El viento Bora (Boreal, Boreas) me despierta soplando del
norte, claro. Son las cinco y media. Al principio creo que es el de arriba
duchándose y me acuerdo de sus muertos. Pero no. Es el viento. Madrugada
desabrida.
Marchamos hacia Porec, al otro lado de la península de
Istria (no confundir con la Histria de Rumanía).
Nos desvían de la carretera principal. Hay obras. Cagüenla.
Pero, en realidad, es una suerte, porque nos obliga a carretear por pequeñas
secundarias y nos permite ver los pequeños pueblecitos del interior, de otra manera
obviados en el ansia de aprovechar el tiempo en lo más relevante. Atravesamos
así el túnel de las montañas de Ucka, por encima de las cuales sobrevuelan
buitres al otro lado, y llegamos así a Pazin, frontera que fue de las
zonas de influencia respectiva de la Serenísima Venecia (desde la costa occidental hasta aquí, en el
interior) y los Habsburgo austríacos (desde aquí hasta e incluyendo la costa
oriental).
Porec, a donde llegamos poco después, era de Venecia: el
león de san Marcos está por todas partes. Un bonito pueblo trufado de torreones
que lo ostentan, palacios… y muchas tiendas para turistas. Demasiadas. Las
azoteas de las torres de defensa se han convertido en apetecibles terrazas con
parasoles, sillas, mesas y barra. Buen sitio para una cerveza: ventilado y con
vistas.
Avanzamos por una calle de nombre singular, aunque esté
puesto en dos idiomas, croata e italiano: Ulica Decumanus o bien Strada Granda
Decumana.

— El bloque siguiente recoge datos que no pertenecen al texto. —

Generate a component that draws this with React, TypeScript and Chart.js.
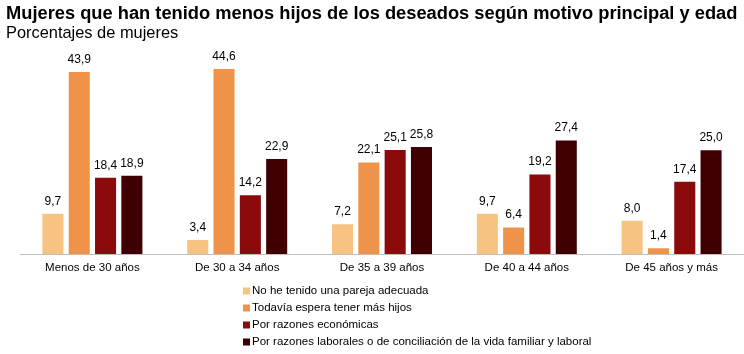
import React, { useEffect, useRef } from "react";
import { Chart, registerables } from "chart.js";

Chart.register(...registerables);

const categories = [
  "Menos de 30 años",
  "De 30 a 34 años",
  "De 35 a 39 años",
  "De 40 a 44 años",
  "De 45 años y más",
];

const seriesNames = [
  "No he tenido una pareja adecuada",
  "Todavía espera tener más hijos",
  "Por razones económicas",
  "Por razones laborales o de conciliación de la vida familiar y laboral",
];

const parejaValues = [9.7, 3.4, 7.2, 9.7, 8.0];
const esperaValues = [43.9, 44.6, 22.1, 6.4, 1.4];
const economicasValues = [18.4, 14.2, 25.1, 19.2, 17.4];
const laboralesValues = [18.9, 22.9, 25.8, 27.4, 25.0];

const seriesColors = ["#F6C383", "#EE9349", "#8B0A0B", "#3E0002"];

const FONT = "'Liberation Sans', Arial, sans-serif";

const fmt = (v: number) => v.toFixed(1).replace(".", ",");

const valueLabels = {
  id: "valueLabels",
  afterDatasetsDraw(chart: any) {
    const ctx = chart.ctx;
    ctx.save();
    ctx.font = `12px ${FONT}`;
    ctx.fillStyle = "#000";
    ctx.textAlign = "center";
    ctx.textBaseline = "alphabetic";
    chart.data.datasets.forEach((ds: any, i: number) => {
      const meta = chart.getDatasetMeta(i);
      meta.data.forEach((bar: any, j: number) => {
        ctx.fillText(fmt(ds.data[j]), bar.x, bar.y - 9);
      });
    });
    ctx.restore();
  },
};

const customLegend = {
  id: "customLegend",
  afterDraw(chart: any) {
    const ctx = chart.ctx;
    ctx.save();
    ctx.font = `11.5px ${FONT}`;
    ctx.textBaseline = "middle";
    ctx.textAlign = "left";
    const x0 = 243;
    const y0 = 291;
    const step = 17;
    chart.data.datasets.forEach((ds: any, i: number) => {
      const y = y0 + i * step;
      ctx.fillStyle = ds.backgroundColor;
      ctx.fillRect(x0, y - 3.5, 7, 7);
      ctx.fillStyle = "#000";
      ctx.fillText(ds.label, x0 + 9, y);
    });
    ctx.restore();
  },
};

export default function App() {
  const ref = useRef<HTMLCanvasElement | null>(null);
  useEffect(() => {
    if (!ref.current) return;
    const allValues = [parejaValues, esperaValues, economicasValues, laboralesValues];
    const chart = new Chart(ref.current, {
      type: "bar",
      data: {
        labels: categories,
        datasets: allValues.map((vals, i) => ({
          label: seriesNames[i],
          data: vals,
          backgroundColor: seriesColors[i],
          borderWidth: 0,
          categoryPercentage: 0.727,
          barPercentage: 0.8,
        })),
      },
      options: {
        animation: false,
        responsive: false,
        maintainAspectRatio: false,
        layout: { padding: { left: 6, right: 0, top: 0, bottom: 0 } },
        plugins: {
          legend: { display: false },
          tooltip: { enabled: false },
          title: {
            display: true,
            text: "Mujeres que han tenido menos hijos de los deseados según motivo principal y edad",
            align: "start",
            color: "#000",
            font: { family: FONT, size: 18.3, weight: "bold", lineHeight: 1.15 },
            padding: { top: 3, bottom: 0 },
          },
          subtitle: {
            display: true,
            text: "Porcentajes de mujeres",
            align: "start",
            color: "#000",
            font: { family: FONT, size: 16.4, weight: "normal", lineHeight: 1.2 },
            padding: { top: 0, bottom: 3 },
          },
        },
        scales: {
          x: {
            grid: { display: false, drawTicks: false },
            border: { display: true, color: "#BFBFBF", width: 1 },
            ticks: { color: "#000", font: { family: FONT, size: 11.5 }, padding: 7 },
            afterFit: (scale: any) => {
              scale.height = 100;
            },
          },
          y: {
            min: 0,
            max: 50,
            grid: { display: false },
            border: { display: false },
            ticks: { display: false },
            afterFit: (scale: any) => {
              scale.width = 14;
            },
          },
        },
      },
      plugins: [valueLabels, customLegend],
    } as any);
    return () => chart.destroy();
  }, []);
  return (
    <div style={{ position: "absolute", left: 0, top: 0, width: 744, height: 354, background: "#fff" }}>
      <canvas ref={ref} width={744} height={354} style={{ width: 744, height: 354, display: "block" }} />
    </div>
  );
}
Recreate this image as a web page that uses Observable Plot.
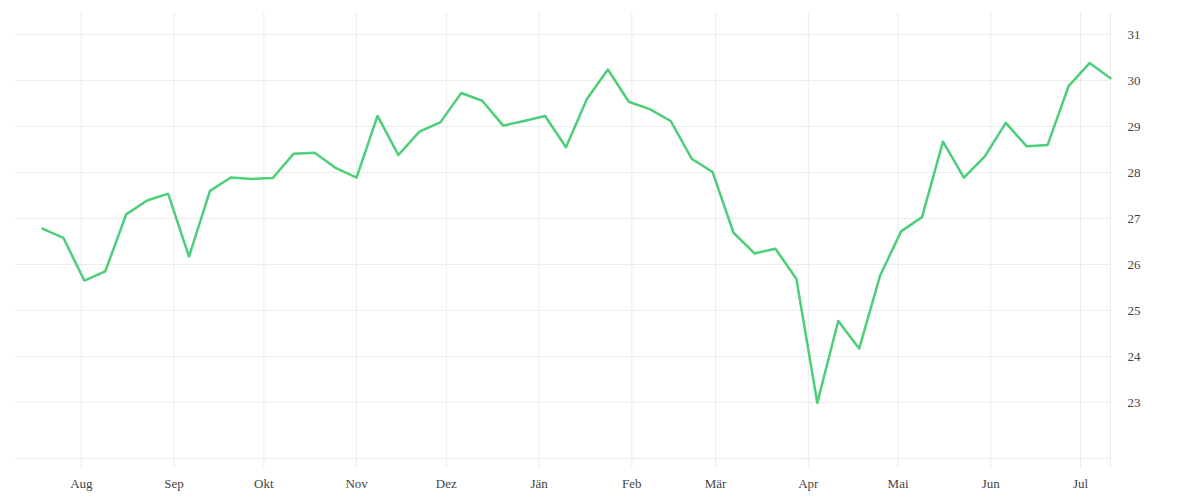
<!DOCTYPE html>
<html>
<head>
<meta charset="utf-8">
<script src="https://cdn.jsdelivr.net/npm/d3@7"></script>
<script src="https://cdn.jsdelivr.net/npm/@observablehq/plot@0.6"></script>
<style>
  html, body { margin: 0; padding: 0; background: #fff; }
  #chart svg { display: block; }
</style>
</head>
<body>
<div id="chart"></div>
<script>
// Weekly observations (Fridays), Jul 19 2024 – Jul 11 2025
const startDate = "2024-07-19";
const values = [
  26.78, 26.58, 25.65, 25.85, 27.09, 27.39, 27.54, 26.17, 27.60, 27.89,
  27.86, 27.88, 28.41, 28.43, 28.10, 27.89, 29.23, 28.38, 28.89, 29.09,
  29.73, 29.56, 29.02, 29.12, 29.23, 28.55, 29.60, 30.24, 29.54, 29.38,
  29.12, 28.30, 28.01, 26.69, 26.24, 26.34, 25.69, 22.99, 24.77, 24.17,
  25.76, 26.72, 27.03, 28.67, 27.89, 28.35, 29.08, 28.57, 28.60, 29.88,
  30.38, 30.05
];
const monthTicks = ["2024-08-01","2024-09-01","2024-10-01","2024-11-01","2024-12-01",
  "2025-01-01","2025-02-01","2025-03-01","2025-04-01","2025-05-01","2025-06-01","2025-07-01"];
const monthLabels = ["Aug","Sep","Okt","Nov","Dez","Jän","Feb","Mär","Apr","Mai","Jun","Jul"];
const yTicks = [23, 24, 25, 26, 27, 28, 29, 30, 31];
const xDomain = ["2024-07-10", "2025-07-11"];
const yDomain = [21.78, 31.48];

const start = d3.utcParse("%Y-%m-%d")(startDate);
const data = values.map((v, i) => ({date: d3.utcDay.offset(start, 7 * i), value: v}));
const parse = d3.utcParse("%Y-%m-%d");
const xTickDates = monthTicks.map(parse);
const xEnd = parse(xDomain[1]);
const labelMap = new Map(xTickDates.map((d, i) => [+d, monthLabels[i]]));
const allXTicks = [...xTickDates, xEnd];

const gridColor = "#ececec";
const textColor = "#444";

const chart = Plot.plot({
  width: 1200,
  height: 500,
  marginLeft: 15,
  marginRight: 90,
  marginTop: 12,
  marginBottom: 42,
  style: {fontFamily: "'Liberation Serif', serif", fontSize: "13px", background: "#fff"},
  x: {type: "utc", domain: xDomain.map(parse)},
  y: {domain: yDomain},
  marks: [
    Plot.gridY(yTicks, {stroke: gridColor, strokeOpacity: 1}),
    Plot.ruleY([yDomain[0]], {stroke: gridColor, strokeWidth: 1}),
    Plot.gridX(allXTicks, {stroke: gridColor, strokeOpacity: 1}),
    Plot.axisX(allXTicks, {
      tickSize: 10, tickPadding: 10, stroke: gridColor, fill: textColor,
      tickFormat: d => labelMap.get(+d) ?? "", label: null, fontSize: 13
    }),
    Plot.axisY(yTicks, {
      anchor: "right", tickSize: 0, tickPadding: 17, fill: textColor,
      textAnchor: "start", label: null, fontSize: 13
    }),
    Plot.line(data, {x: "date", y: "value", stroke: "#4ccf78", strokeWidth: 2.5, curve: "linear"})
  ]
});
document.getElementById("chart").append(chart);
</script>
</body>
</html>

El decumanus romano, claro está. Hombre, vivir en el 5 de la calle
Decumano viste lo suyo, no puede negarse, pero el colmo llega en la esquina –
previsible- con Cardo Máximo. Allí, un palacete perfectamente
veneciano ocupa una esquina que hemos visto en decenas de ruinas romanas en las
que la estructura de campamento incluye inexcusablemente este cruce entre las
dos vías principales, siendo así que en Porec el Cardo Máximo nos lleva
directamente a un precioso puertecito. Aquí no hay ruinas, sino el centro del pueblo, con sus tiendas, sus señoras asomadas a las ventanas, curiosas por los forasteros y hasta un parquecito con bancos; nada que ver con las peladas piedras de otros muchos cruces decumano-cardomáximo, desde Jerassa hasta Pompeya.
Seguimos caminando hacia la basílica Eufrasiana, pero… es
Domingo de Ramos. Bien para ver a la gente endomingada y tirando de los suyos,
mal para visitar la basílica. Hay misa, ofrendas… y un gentío que impide que
entremos. Desde atrás apenas vislumbramos el ábside bizantino y las arcadas
románicas con unos capiteles preciosos, todos distintos para variar. Pero la
lucha es inútil. A cambio, paseamos de nuevo tomando buena nota de las
preciosas contraventanas de lamas orientables, las puertas decrépitas que, sin
embargo, cuando las pinten perderán toda gracia, las ventanas llenas de flores,
las callejuelas, las chimeneas y los rinconcitos hasta llegar al puerto, una
maravilla, recogido y pintón.
Antes de marcharnos, un cartel llama mi atención:
restaurante Brioni. Estamos cerca de esas islas. Mola.